Whatever amount you choose to purchase, you usually will fare best when obtaining all of your insurance from a single company. If you feel totally comfortable with the coverage that you presently have, then you are in an enviable position. Since situations can change, it never hurts to conduct a risk-management audit from time to time, in order to evaluate what an accident or certain losses might cost you. When you do this, be sure to contact a licensed agent that is familiar with your type of business.
The old adage of better safe than sorry especially applies to the business arena, where your livelihood and that of others is at stake. Make sure you have the financial protection you need to move forward with certainty.
Yes, now many of us would get running to the first insurance group to get ourselves insured from A to Z, from inventory to employee salary, from the health of CEO to energy outages. But is it really all worthy?
The answer to this question is it depends. That is because not all risks are the same severe for us, and some risks are simply cheaper left unchecked.
For instance imagine you make and sell handcrafted wooden toys, each of them crafted from the soften wooden pieces manual assembled, where you use electric energy just in one step of the process, where you cut planks into pieces so you can start your manual process. Is it worthy then to pay often a hefty premium for electricity going down for a few hours? Most likely no, as these few hours you will most likely manage without it.
Always see if the premium isn't more expenses than covering damages caused by the event you are insuring.
The formula for the maximum premium worth for you is
chance of an event happening x potential damage = maximum premium
In other words, if there is a practically non-existent chance that event will happen (say you will be struck by lightning while being eaten by a shark, or, even less likely scenario that you will win the lottery (no, this isn't an error. winning a lottery really has a lower chance than being struck by lightning while being eaten by a shark)) or the potential damage of this happening is practically non-existent, it's most likely not worth paying any premium at all.
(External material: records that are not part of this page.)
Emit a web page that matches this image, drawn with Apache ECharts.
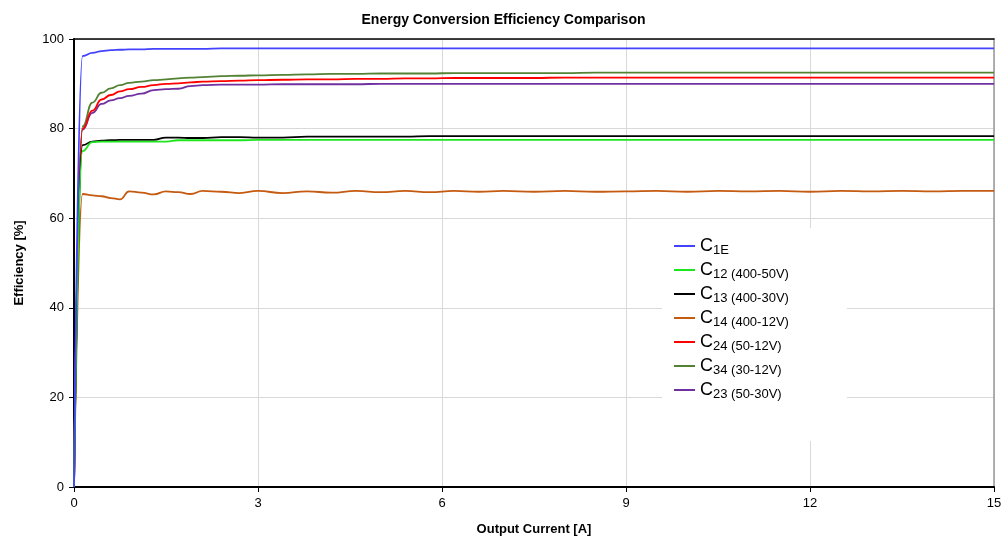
<!DOCTYPE html>
<html>
<head>
<meta charset="utf-8">
<title>Energy Conversion Efficiency Comparison</title>
<script src="https://cdn.jsdelivr.net/npm/echarts@6/dist/echarts.min.js"></script>
<style>
  html, body { margin: 0; padding: 0; background: #fff; }
  #main { width: 1007px; height: 542px; }
</style>
</head>
<body>
<div id="main"></div>
<script>
// output current [A], shared by all curves
var current = [0, 0.14, 0.3, 0.45, 0.6, 0.75, 0.9, 1.1, 1.3, 1.5, 1.7, 1.9, 2.1, 2.4, 2.7, 3.0,
  3.4, 3.8, 4.2, 4.6, 5.0, 5.4, 5.8, 6.2, 6.6, 7.0, 7.5, 8, 8.5, 9, 9.5, 10, 10.5, 11, 11.5,
  12, 12.5, 13, 13.5, 14, 14.5, 15];

// efficiency [%] per converter
var c1E = [0, 96.2, 96.9, 97.3, 97.5, 97.6, 97.7, 97.7, 97.8, 97.8, 97.8, 97.8, 97.8, 97.9, 97.9, 97.9,
  97.9, 97.9, 97.9, 97.9, 97.9, 97.9, 97.9, 97.9, 97.9, 97.9, 97.9, 97.9, 97.9, 97.9, 97.9, 97.9, 97.9, 97.9, 97.9,
  97.9, 97.9, 97.9, 97.9, 97.9, 97.9, 97.9];
var c12 = [0, 75.0, 77.0, 77.1, 77.1, 77.1, 77.1, 77.1, 77.1, 77.1, 77.4, 77.4, 77.4, 77.4, 77.4, 77.5,
  77.5, 77.5, 77.5, 77.5, 77.5, 77.5, 77.5, 77.5, 77.5, 77.5, 77.5, 77.5, 77.5, 77.5, 77.5, 77.5, 77.5, 77.5, 77.5,
  77.5, 77.5, 77.5, 77.5, 77.5, 77.5, 77.5];
var c13 = [0, 76.3, 77.1, 77.3, 77.4, 77.5, 77.5, 77.5, 77.5, 78.0, 78.0, 77.9, 77.9, 78.1, 78.1, 78.0,
  78.0, 78.2, 78.2, 78.2, 78.2, 78.2, 78.3, 78.3, 78.3, 78.3, 78.3, 78.3, 78.3, 78.3, 78.3, 78.3, 78.3, 78.3, 78.3,
  78.3, 78.3, 78.3, 78.3, 78.3, 78.3, 78.3];
var c14 = [0, 65.4, 65.1, 64.9, 64.5, 64.2, 66.0, 65.7, 65.3, 66.0, 65.8, 65.4, 66.1, 65.9, 65.6, 66.1,
  65.6, 66.0, 65.7, 66.1, 65.8, 66.1, 65.8, 66.1, 65.9, 66.1, 65.9, 66.1, 65.9, 66.0, 66.1, 65.9, 66.1, 66.0, 66.1,
  65.9, 66.1, 66.0, 66.1, 66.0, 66.1, 66.1];
var c24 = [0, 80.0, 84.0, 86.5, 87.5, 88.3, 88.8, 89.3, 89.7, 90.0, 90.1, 90.3, 90.5, 90.6, 90.7, 90.8,
  90.9, 91.0, 91.0, 91.1, 91.1, 91.2, 91.2, 91.3, 91.3, 91.3, 91.3, 91.4, 91.4, 91.4, 91.4, 91.4, 91.4, 91.4, 91.4,
  91.4, 91.4, 91.4, 91.4, 91.4, 91.4, 91.4];
var c34 = [0, 80.5, 85.8, 88.0, 89.0, 89.7, 90.2, 90.5, 90.8, 91.0, 91.2, 91.4, 91.5, 91.7, 91.8, 91.9,
  92.0, 92.1, 92.2, 92.2, 92.3, 92.3, 92.3, 92.4, 92.4, 92.4, 92.4, 92.4, 92.5, 92.5, 92.5, 92.5, 92.5, 92.5, 92.5,
  92.5, 92.5, 92.5, 92.5, 92.5, 92.5, 92.5];
var c23 = [0, 79.8, 83.5, 85.5, 86.3, 86.8, 87.3, 87.8, 88.6, 88.8, 88.9, 89.5, 89.7, 89.8, 89.8, 89.8,
  89.9, 89.9, 89.9, 89.9, 90.0, 90.0, 90.0, 90.0, 90.0, 90.0, 90.0, 90.0, 90.0, 90.0, 90.0, 90.0, 90.0, 90.0, 90.0,
  90.0, 90.0, 90.0, 90.0, 90.0, 90.0, 90.0];

var names = ['C1E', 'C12', 'C13', 'C14', 'C24', 'C34', 'C23'];
var subs = ['1E', '12 (400-50V)', '13 (400-30V)', '14 (400-12V)', '24 (50-12V)', '34 (30-12V)', '23 (50-30V)'];
var colors = ['#4343ff', '#1ee61e', '#000000', '#c55a11', '#ff0000', '#548235', '#7030a0'];
var values = [c1E, c12, c13, c14, c24, c34, c23];

function pairs(arr) {
  return arr.map(function (v, i) { return [current[i], v]; });
}

var series = names.map(function (n, i) {
  return {
    name: n,
    type: 'line',
    data: pairs(values[i]),
    showSymbol: false,
    smooth: 0.5,
    smoothMonotone: 'x',
    lineStyle: { width: 1.8, color: colors[i] },
    itemStyle: { color: colors[i] },
    z: 10 - i
  };
});

var chart = echarts.init(document.getElementById('main'));
var option = {
  animation: false,
  textStyle: { fontFamily: 'Liberation Sans, Arial, sans-serif' },
  title: {
    text: 'Energy Conversion Efficiency Comparison',
    left: 'center',
    top: 8,
    textStyle: { fontSize: 14, fontWeight: 'bold', color: '#000' }
  },
  grid: { left: 74, right: 13, top: 39, bottom: 55 },
  legend: {
    orient: 'vertical',
    left: 662,
    top: 228,
    padding: [7, 58, 40, 12],
    backgroundColor: '#fff',
    icon: 'rect',
    itemWidth: 21,
    itemHeight: 2,
    itemGap: 2,
    data: names,
    formatter: function (n) {
      return '{c|C}{s|' + subs[names.indexOf(n)] + '}';
    },
    textStyle: {
      color: '#000',
      rich: {
        c: { fontSize: 18, color: '#000', lineHeight: 20 },
        s: { fontSize: 13, color: '#000', lineHeight: 20, padding: [9, 0, 0, 0] }
      }
    }
  },
  xAxis: [{
    type: 'value',
    min: 0,
    max: 15,
    interval: 3,
    name: 'Output Current [A]',
    nameLocation: 'middle',
    nameGap: 36,
    nameTextStyle: { fontSize: 13, fontWeight: 'bold', color: '#000' },
    axisLine: { show: true, lineStyle: { color: '#000', width: 2 } },
    axisTick: { show: true, length: 5, lineStyle: { color: '#000' } },
    axisLabel: { fontSize: 13, color: '#000', margin: 10 },
    splitLine: { show: true, lineStyle: { color: '#d9d9d9' } }
  }, {
    type: 'value',
    position: 'top',
    min: 0,
    max: 15,
    axisLine: { show: true, onZero: false, lineStyle: { color: '#000', width: 1.5 } },
    axisTick: { show: false },
    axisLabel: { show: false },
    splitLine: { show: false }
  }],
  yAxis: [{
    type: 'value',
    min: 0,
    max: 100,
    interval: 20,
    name: 'Efficiency [%]',
    nameLocation: 'middle',
    nameGap: 48,
    nameTextStyle: { fontSize: 13, fontWeight: 'bold', color: '#000' },
    axisLine: { show: true, lineStyle: { color: '#000', width: 2 } },
    axisTick: { show: true, length: 5, lineStyle: { color: '#000' } },
    axisLabel: { fontSize: 13, color: '#000', margin: 10 },
    splitLine: { show: true, lineStyle: { color: '#d9d9d9' } }
  }, {
    type: 'value',
    position: 'right',
    min: 0,
    max: 100,
    axisLine: { show: true, onZero: false, lineStyle: { color: '#999', width: 1.5 } },
    axisTick: { show: false },
    axisLabel: { show: false },
    splitLine: { show: false }
  }],
  series: series
};
chart.setOption(option);
</script>
</body>
</html>
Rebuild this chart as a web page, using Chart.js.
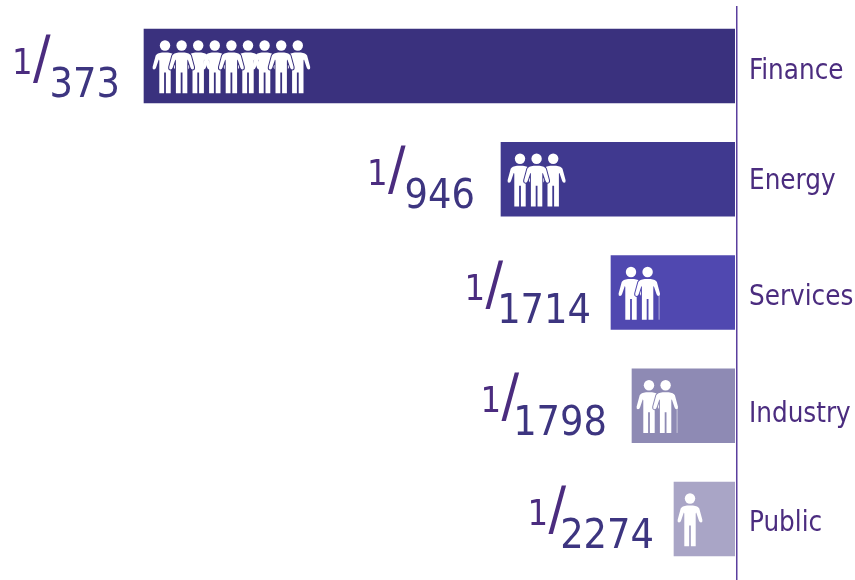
<!DOCTYPE html>
<html>
<head>
<meta charset="utf-8">
<style>
html,body{margin:0;padding:0;background:#fff;}
#wrap{position:relative;width:855px;height:580px;}
canvas{display:block;}
</style>
<script src="https://cdn.jsdelivr.net/npm/chart.js@4"></script>
</head>
<body>
<div id="wrap"><canvas id="c" width="855" height="580"></canvas></div>
<script>
const categories = ["Finance", "Energy", "Services", "Industry", "Public"];
const barValues = [591, 234, 124, 103, 61];
const numerators = ["1", "1", "1", "1", "1"];
const denominators = ["373", "946", "1714", "1798", "2274"];
const peopleCounts = [9, 3, 2, 2, 1];
const barColors = ["#3A317E", "#40398F", "#5048B0", "#8E8AB4", "#A9A5C6"];

const LABEL_FONT = '"DejaVu Sans Condensed","DejaVu Sans",sans-serif';
const iconInset = [21, 19, 20, 17, 16];
const denomGap = [24, 26, 20, 25, 20];
const denomDrop = [31, 29, 30, 29, 29];
const fractionShift = [0, 0, 5, 5, 5];
const labelNudge = [0, -3, -1, 3, -1];
const caneRows = [2, 3];

function personPath(ctx) {
  ctx.beginPath();
  ctx.moveTo(-3, 7);
  ctx.lineTo(3, 7);
  ctx.quadraticCurveTo(8, 7.6, 9.3, 10);
  ctx.lineTo(12.4, 21.5);
  ctx.quadraticCurveTo(12.7, 24, 11, 24);
  ctx.quadraticCurveTo(9.5, 24, 8.9, 22);
  ctx.lineTo(6.2, 14);
  ctx.lineTo(5.7, 15);
  ctx.lineTo(5.7, 47.7);
  ctx.lineTo(0.9, 47.7);
  ctx.lineTo(0.9, 27);
  ctx.lineTo(-0.9, 27);
  ctx.lineTo(-0.9, 47.7);
  ctx.lineTo(-5.7, 47.7);
  ctx.lineTo(-5.7, 15);
  ctx.lineTo(-6.2, 14);
  ctx.lineTo(-8.9, 22);
  ctx.quadraticCurveTo(-9.5, 24, -11, 24);
  ctx.quadraticCurveTo(-12.7, 24, -12.4, 21.5);
  ctx.lineTo(-9.3, 10);
  ctx.quadraticCurveTo(-8, 7.6, -3, 7);
  ctx.closePath();
}

function drawPerson(ctx, x, y, outline) {
  ctx.save();
  ctx.translate(x, y);
  ctx.fillStyle = "#FFFFFF";
  ctx.beginPath();
  ctx.arc(0, 0, 5.2, 0, Math.PI * 2);
  ctx.fill();
  personPath(ctx);
  if (outline) {
    ctx.strokeStyle = outline;
    ctx.lineWidth = 2;
    ctx.lineJoin = "round";
    ctx.stroke();
  }
  ctx.fill();
  ctx.restore();
}

const overlay = {
  id: "overlay",
  beforeDraw(chart) {
    chart.scales.y.getLabelItems().forEach((item, i) => {
      if (!item.nudged) {
        item.options.translation[1] += labelNudge[i];
        item.nudged = true;
      }
    });
  },
  afterDatasetsDraw(chart) {
    const { ctx, scales: { x, y } } = chart;
    ctx.save();
    ctx.strokeStyle = "#5B3F9E";
    ctx.lineWidth = 1.5;
    ctx.beginPath();
    const ax = x.getPixelForValue(0) + 1.75;
    ctx.moveTo(ax, 6);
    ctx.lineTo(ax, 580);
    ctx.stroke();

    categories.forEach((cat, i) => {
      const cy = y.getPixelForValue(i);
      const left = x.getPixelForValue(barValues[i]);
      const n = peopleCounts[i];
      const headY = cy - 20.5;
      for (let k = 0; k < n; k++) {
        if (k % 3 !== 1) drawPerson(ctx, left + iconInset[i] + k * 16.6, headY, null);
      }
      for (let k = 0; k < n; k++) {
        if (k % 3 === 1) drawPerson(ctx, left + iconInset[i] + k * 16.6, headY, barColors[i]);
      }
      if (caneRows.includes(i)) {
        const cx = left + iconInset[i] + (n - 1) * 16.6 + 11.5;
        ctx.strokeStyle = "rgba(255,255,255,0.55)";
        ctx.lineWidth = 1;
        ctx.beginPath();
        ctx.moveTo(cx, headY + 24);
        ctx.lineTo(cx, headY + 47.7);
        ctx.stroke();
      }
      ctx.textBaseline = "alphabetic";
      ctx.textAlign = "right";
      ctx.fillStyle = "#3D3580";
      ctx.font = "41px " + LABEL_FONT;
      const right = left - denomGap[i];
      const base = cy + denomDrop[i];
      ctx.fillText(denominators[i], right, base);
      const w = ctx.measureText(denominators[i]).width;
      ctx.fillStyle = "#4B2C7F";
      ctx.font = "58px " + LABEL_FONT;
      ctx.fillText("/", right - w + 1 + fractionShift[i], base - 19);
      ctx.font = "36px " + LABEL_FONT;
      ctx.fillText(numerators[i], right - w - 17 + fractionShift[i], base - 23);
    });
    ctx.restore();
  }
};

new Chart(document.getElementById("c"), {
  type: "bar",
  data: {
    labels: categories,
    datasets: [{
      data: barValues,
      backgroundColor: barColors,
      borderWidth: 0,
      barThickness: 74
    }]
  },
  options: {
    indexAxis: "y",
    responsive: false,
    animation: false,
    layout: { autoPadding: false, padding: { top: 9.4, bottom: 4.4, left: 0, right: 0 } },
    plugins: { legend: { display: false }, tooltip: { enabled: false } },
    scales: {
      x: {
        reverse: true,
        min: 0,
        max: 735,
        display: false
      },
      y: {
        position: "right",
        afterFit(s) { s.width = 120; s.paddingTop = 0; s.paddingBottom = 0; },
        grid: { display: false },
        border: { display: false },
        ticks: {
          color: "#4B2C7F",
          font: { family: LABEL_FONT, size: 27.5 },
          padding: 6,
          labelOffset: 6,
          autoSkip: false
        }
      }
    }
  },
  plugins: [overlay]
});
</script>
</body>
</html>
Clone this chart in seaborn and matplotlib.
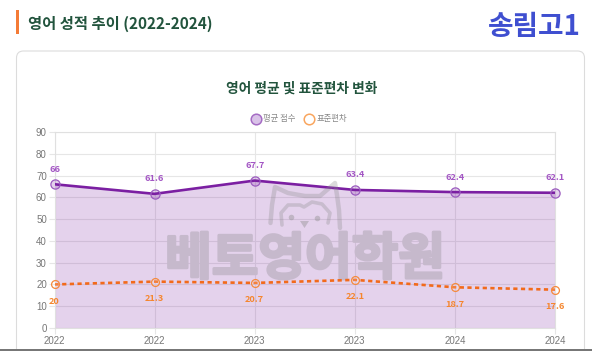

The only hard part in estimating if the premium is worthy for you is that it will be super hard to tell in most cases what is the chance of an event happening. How likely are you to be hit by a car? That you were never hit by a car? Is a chance of being hit a 0 then? That you know people are being hit all the time? Exactly!
It is a really uneasy task to determine this and therefore you would do best to either go from your best experience, consult people from the same industry with more experience or consult a specialist in the field to help you decide.